Foreign companies may import most products into any part of China three
years after accession. The
opening up of markets will speed up the institutional reform of the Mainland
economy. The WTO system based
on rules allows trade disputes among members to be solved fairly and
objectively. Operating under this framework, China has to comprehensively
improve its investment environment. China
is now the world’s fifth largest trading entity. According to a World Bank
estimate, following its accession to the WTO, China’s share in world
exports will almost double in five years: from 3.9% in 2000 to 6.3% by 2005.
Economic reform and liberalisation will no doubt benefit the Mainland
economy profoundly. China
: Cut
Textile Tariffs Upon becoming a
member of WTO , China will cut import tariffs on industrial products
to an average 12 % in
2002 from the current 15.3 % as it fulfils its World Trade Organisation
commitments. China would cut import tariffs on farm products to 16%, starting from January 1, 2002. Tariffs on textiles would fall to 18 %, on electronics to 11%, on machinery products to 10%, on cosmetics to 8 % and marine products to 14 % Quotas
on Chinese textile imports will formally end in 2005 as mandated under a
WTO-wide accord, although a special import “safeguard” system will be in place until the end
of 2008. China's textile and apparel sector is one of the few that should
see a clear benefit from WTO entry with the lifting of import quotas abroad.

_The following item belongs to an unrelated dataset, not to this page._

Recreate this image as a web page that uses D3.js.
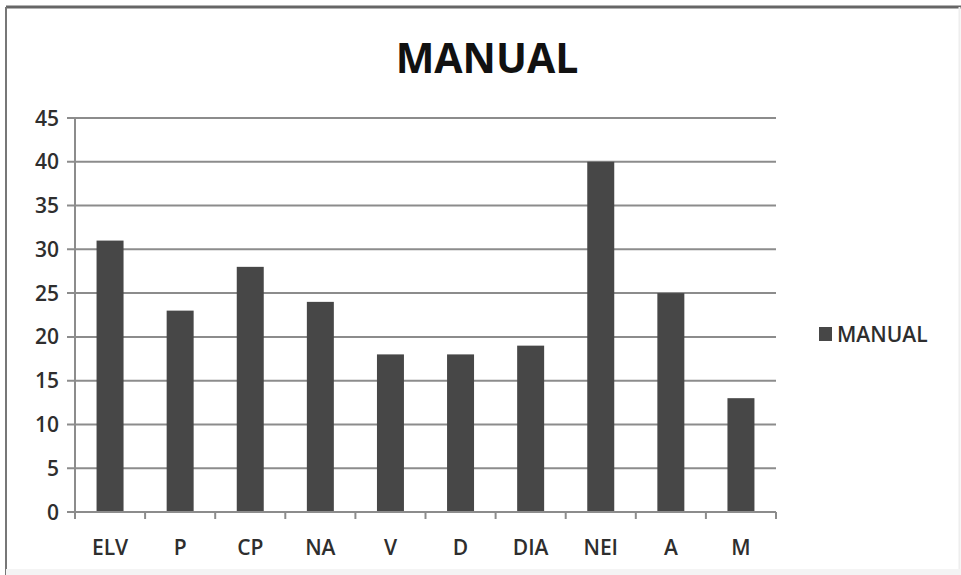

Chinese textile firms focused on exports will be best positioned to
capitalise on the agreement. China, now a member of the World Trade
Organisation, also plans to become an ITA member, which means it would have
to remove tariffs on all IT products by 2005. The average
tariff on industrial products would be slashed to 9-10% by 2005. US
:
Cutting off China Textile Quotas According to a spokeswoman for the Ministry of Foreign Trade
and Economic Cooperation (MOFTEC), the US government's unilateral quota deduction on textile imports from
China seriously violates the Sino-US bilateral textile agreement. She said that the US government, which recently
decided to slash quotas on Chinese textile imports, had so far
"provided no clear evidence" of the need to make the quota
deduction which is estimated to be worth about $28 million. She
claimed the Chinese government has consistently implemented the Sino-US
bilateral agreement, had developed bilateral trade relations on the basis of
equality and mutual benefit and solved trade disputes with a practical and
cooperative attitude. She added that
MOFTEC was most unhappy with the situation and called on the US government
to consider the overall Sino-US trade relations and correct its decision in
order to ensure the smooth development of bilateral textile trade. China vs India China
eyes 40% of world textile market by 2004 while India trying hard to manage
its current 3% share. If
it is a race between the giants —India and China—for the global textiles
market, the entry of China in the WTO will mean that India will have to
think for a new strategy to compete or lose the race even before it has
begun. Despite having similar resources and being clubbed in the same
category for the race, one contender is capturing international market share
while the other is losing ground. With
the growth of the world economy, it is expected that world textile trade
would grow at 3-5 %
every year. China which presently has a 19 % share in the world textile trade aims
high and has set itself a target of achieving 40 % of
global clothing market by the year 2004 dominating the scene completely.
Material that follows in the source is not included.